A few years went by and we entered into the age of social media. Ultimately, Julie and I found one another on Facebook. Again, our friendship here wasn’t a personal one. We renewed our casual friendship online. We liked each other’s status updates and looked at photos of our kids. In a way I can’t quite explain though, I was thankful to have found her again. Somehow, she gave me a connection to my dad.
Julie passed away this past weekend. I, of course, found out through a friend of a friend. On Facebook. I immediately thought of her family, who I also knew. Of her daughters who I have not met but watched grow up in pictures these past few years. At this time, the cause of her death is unknown, and I sit with that.
All of this settles somewhere deep in my soul. We were never tight, Julie and I, but I felt a great deal of affection for those areas where our stories touched. The small town we both called home. The role of motherhood we both cherished. Our friends who have all found one another through this crazy phenomenon called Facebook. The fact that she spent more time with my dad in his final years than I did.
Now she’s gone. I didn’t know I would grieve so deeply. It’s words I struggle to express because you see, I didn’t really know her. It makes no sense I would feel such loss because a long-time acquaintance has left this world. But here’s what Julie teaches me. We’re connected to people at that exact point where our stories intersect.

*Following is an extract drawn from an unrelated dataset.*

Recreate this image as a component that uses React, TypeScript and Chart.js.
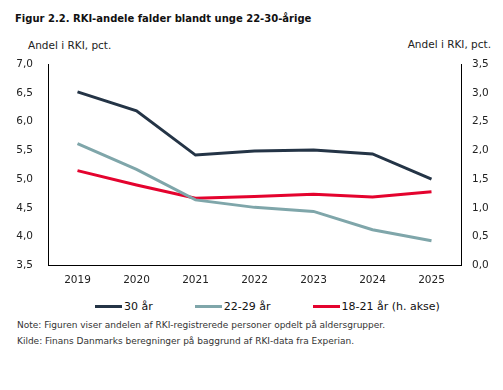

That’s the beauty of story, if you listen closely in the telling. There are always pieces of our story that we have in common with others. Julie and I lived lives that were worlds apart really. However, it always stirred up emotions within me when she showed up on my Facebook wall. Sometimes happiness if she’d post something that was just so Julie. Other times sorrow when I learned about various consequences she endured due to her choices.
I hope you’ve found some peace my friend. I’ll continue to pray for your loved ones because I know a bit of the grief they’ll live with for the rest of their lives. Thank you for all you meant to me.
*Out of respect, the name has been changed.